The proposed legislation will grant new powers to the Small Business Commissioner, enabling them to conduct spot checks and impose significant fines on large firms that persistently fail to pay suppliers on time.
And the reforms will introduce a mandatory maximum payment term of 60 days, enforce a 30-day invoice verification period to accelerate dispute resolution, while corporate audit committees will be required to scrutinise payment practices at board level, with mandatory interest charges for late payers adding financial pressure to comply.
With regard to the legal cap on payment terms, Mr McAdam notes that, at present, companies can agree to longer terms if they are not considered ‘grossly unfair’, and that this change would remove that flexibility altogether.
“The intention is to stop larger firms from pushing smaller suppliers into accepting excessive payment delays,” he said.
“It is designed to give certainty, support cashflow for SMEs, and curb the practice of deliberately holding back payments. The government also intends to cut the limit further to 45 days within five years.”
Noting that the current law in relation to mandatory interest and compensation on late payments gives businesses the right to claim interest if invoices are paid late, though larger firms can often include terms that limit interest to low rates, Mr McAdam said the government now proposes making the payment of interest mandatory once the due date has passed.

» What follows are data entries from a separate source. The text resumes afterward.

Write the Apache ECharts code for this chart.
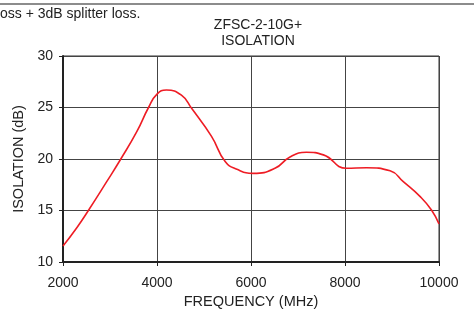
<!DOCTYPE html>
<html>
<head>
<meta charset="utf-8">
<script src="https://cdn.jsdelivr.net/npm/echarts@6/dist/echarts.min.js"></script>
<style>
  html, body { margin: 0; padding: 0; background: #fff; }
  #chart { width: 474px; height: 309px; }
</style>
</head>
<body>
<div id="chart"></div>
<script>
// frequency (MHz) and isolation (dB)
const freq = [2000, 2290, 2540, 2930, 3230, 3570, 3820, 4000, 4200, 4520, 4740, 5160, 5450, 5700, 6050, 6510, 6830, 7180, 7540, 8030, 8460, 8960, 9240, 9600, 9840, 10000];
const isolation = [11.55, 13.3, 15.0, 17.8, 20.0, 22.65, 25.0, 26.3, 26.7, 26.2, 24.9, 22.2, 19.75, 19.0, 18.6, 19.1, 20.2, 20.65, 20.4, 19.1, 19.15, 18.85, 17.8, 16.35, 15.05, 13.7];
const xTicks = [2000, 4000, 6000, 8000, 10000];
const yTicks = [10, 15, 20, 25, 30];

const chart = echarts.init(document.getElementById("chart"));
const font = "Liberation Sans, Arial, sans-serif";

const option = {
  backgroundColor: "#fff",
  animation: false,
  textStyle: { fontFamily: font },
  title: {
    text: "ZFSC-2-10G+\nISOLATION",
    left: 253,
    top: 12,
    textAlign: "center",
    textStyle: { fontSize: 14, fontWeight: "normal", color: "#222", lineHeight: 16, fontFamily: font },
  },
  graphic: [
    {
      type: "line",
      shape: { x1: 0, y1: 4, x2: 474, y2: 4 },
      style: { stroke: "#666", lineWidth: 1.5 },
    },
    {
      type: "text",
      left: 0,
      top: 7,
      style: { text: "oss + 3dB splitter loss.", fontSize: 14, fill: "#222", fontFamily: font },
    },
  ],
  grid: {
    left: 63,
    right: 35,
    top: 56,
    bottom: 47,
    outerBoundsMode: "none",
    containLabel: false,
    show: true,
    borderColor: "#333",
    borderWidth: 1,
  },
  xAxis: {
    type: "value",
    min: xTicks[0],
    max: xTicks[xTicks.length - 1],
    interval: 2000,
    name: "FREQUENCY (MHz)",
    nameLocation: "middle",
    nameGap: 32,
    nameTextStyle: { fontSize: 14.5, color: "#222", fontFamily: font },
    axisLine: { lineStyle: { color: "#222", width: 2 } },
    axisTick: { show: true, length: 4, lineStyle: { color: "#222" } },
    axisLabel: { fontSize: 14, color: "#222", margin: 14, fontFamily: font, formatter: (v) => String(v) },
    splitLine: { show: true, lineStyle: { color: "#444", width: 1 } },
  },
  yAxis: {
    type: "value",
    min: yTicks[0],
    max: yTicks[yTicks.length - 1],
    interval: 5,
    name: "ISOLATION (dB)",
    nameLocation: "middle",
    nameGap: 31,
    nameTextStyle: { fontSize: 14.5, color: "#222", fontFamily: font },
    axisLine: { show: true, lineStyle: { color: "#222", width: 2 } },
    axisTick: { show: true, length: 4, lineStyle: { color: "#222" } },
    axisLabel: { fontSize: 14, color: "#222", margin: 10, fontFamily: font },
    splitLine: { show: true, lineStyle: { color: "#444", width: 1 } },
  },
  series: [
    {
      type: "line",
      data: freq.map((f, i) => [f, isolation[i]]),
      smooth: 0.5,
      showSymbol: false,
      lineStyle: { color: "#ee1c24", width: 1.6 },
    },
  ],
};
chart.setOption(option);
</script>
</body>
</html>
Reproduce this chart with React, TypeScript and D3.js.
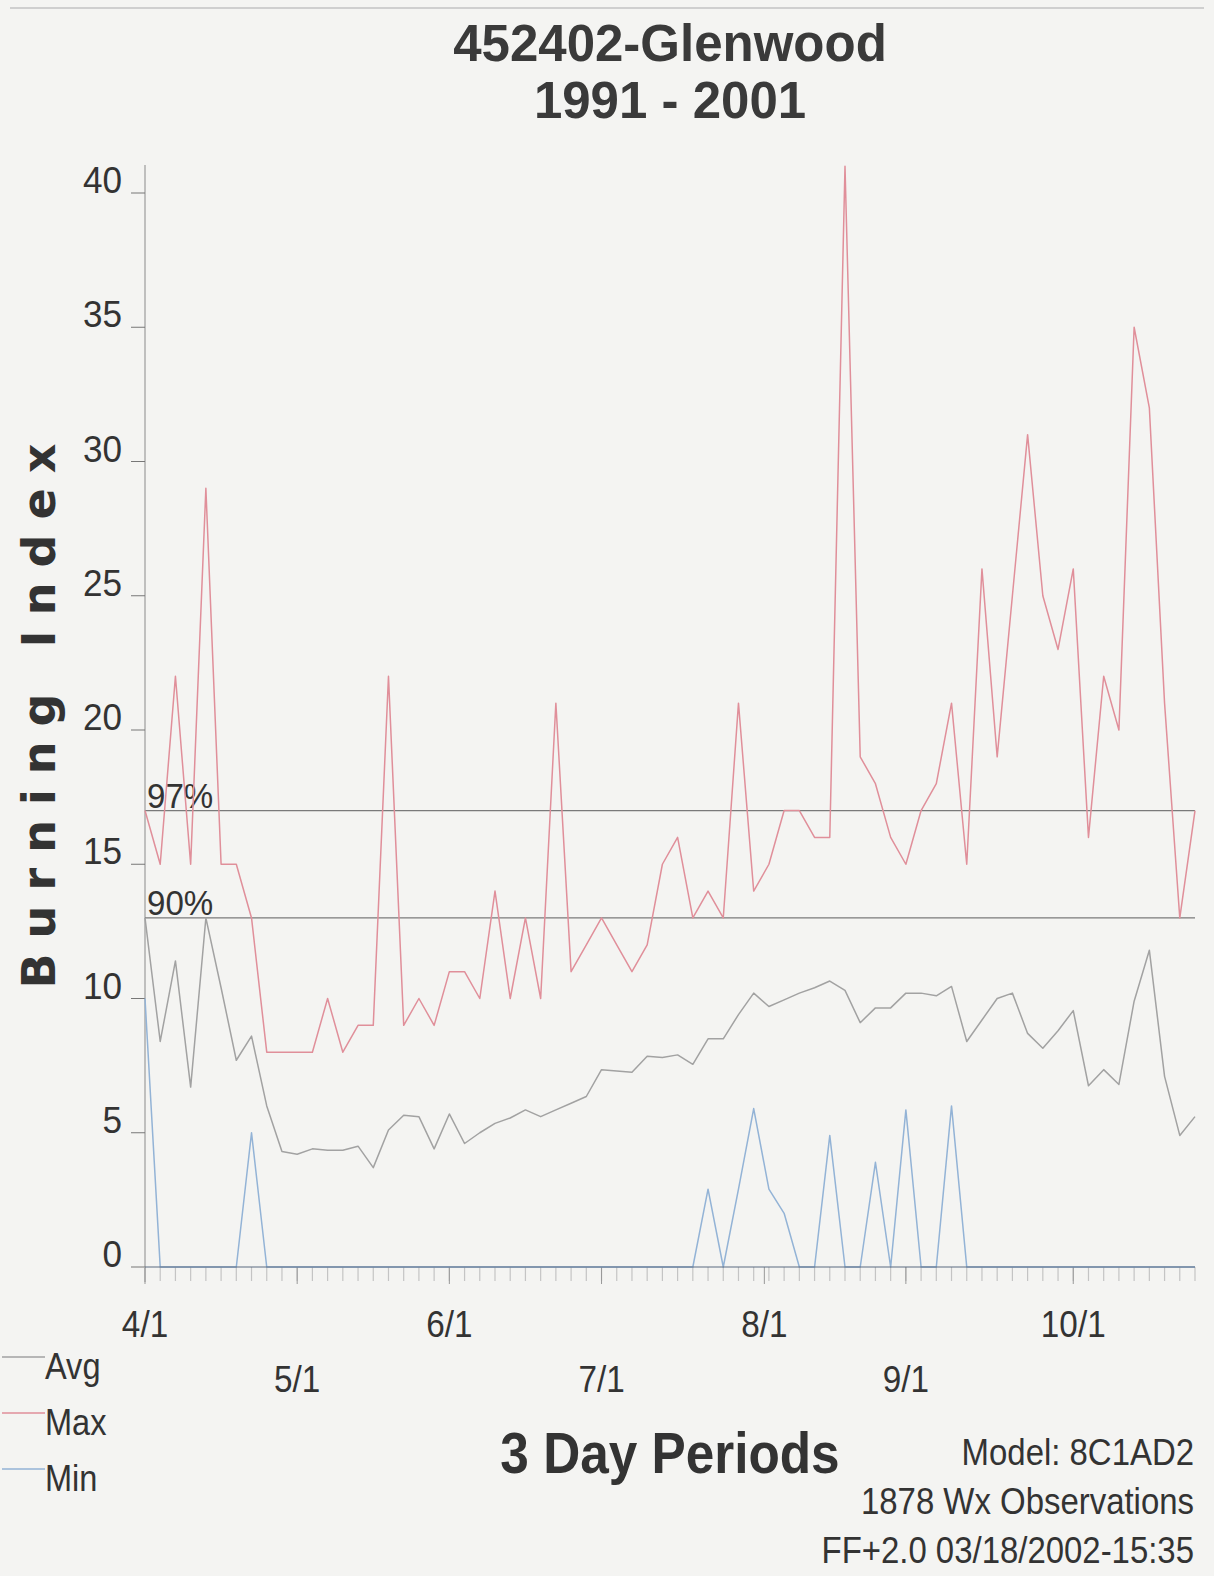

“Businesses would no longer be able to offer or agree to alternative arrangements,” he said. “Late payments would attract a statutory charge of 8% above the Bank of England base rate, and parties would be prevented from negotiating different rates of compensation.”
Under the proposals, any issues or disputes about an invoice would need to be raised within 30 days of receipt, and, after that point, the invoice would be treated as accepted and payable.
“This is intended to stop companies from using ‘disputes’ as a tactic to stall payments and to make payment behaviour more transparent,” said Mr McAdam.
And although large companies are currently required to report on their payment performance, there is no regulatory penalty for those who repeatedly fail to pay on time.
“The reform would give the Small Business Commissioner powers to fine businesses that consistently pay late,” he said. “The proposals include that any enforcement action would take account of mitigating circumstances, past behaviour, and evidence of change.”
Mr McAdam notes that the role of the Small Business Commissioner would be expanded significantly, including: the ability to launch investigations into poor payment practices based on evidence, tip-offs, or public data; the authority to compel businesses to hand over information during disputes and investigations; the power to penalise companies that refuse to cooperate and the right to audit and verify payment reports submitted under existing transparency rules.
“Larger companies would also face new corporate governance duties, including: publishing information on payment practices in their annual reports; allocating board-level responsibility for supplier payment policies; disclosing performance data such as the average time taken to pay SMEs, with the aim being to ensure that payment practices are treated as a strategic issue at senior level, with clear accountability and oversight,” he said.
“Taken together, these reforms represent a significant move to tackle the issue of late payments,” he said.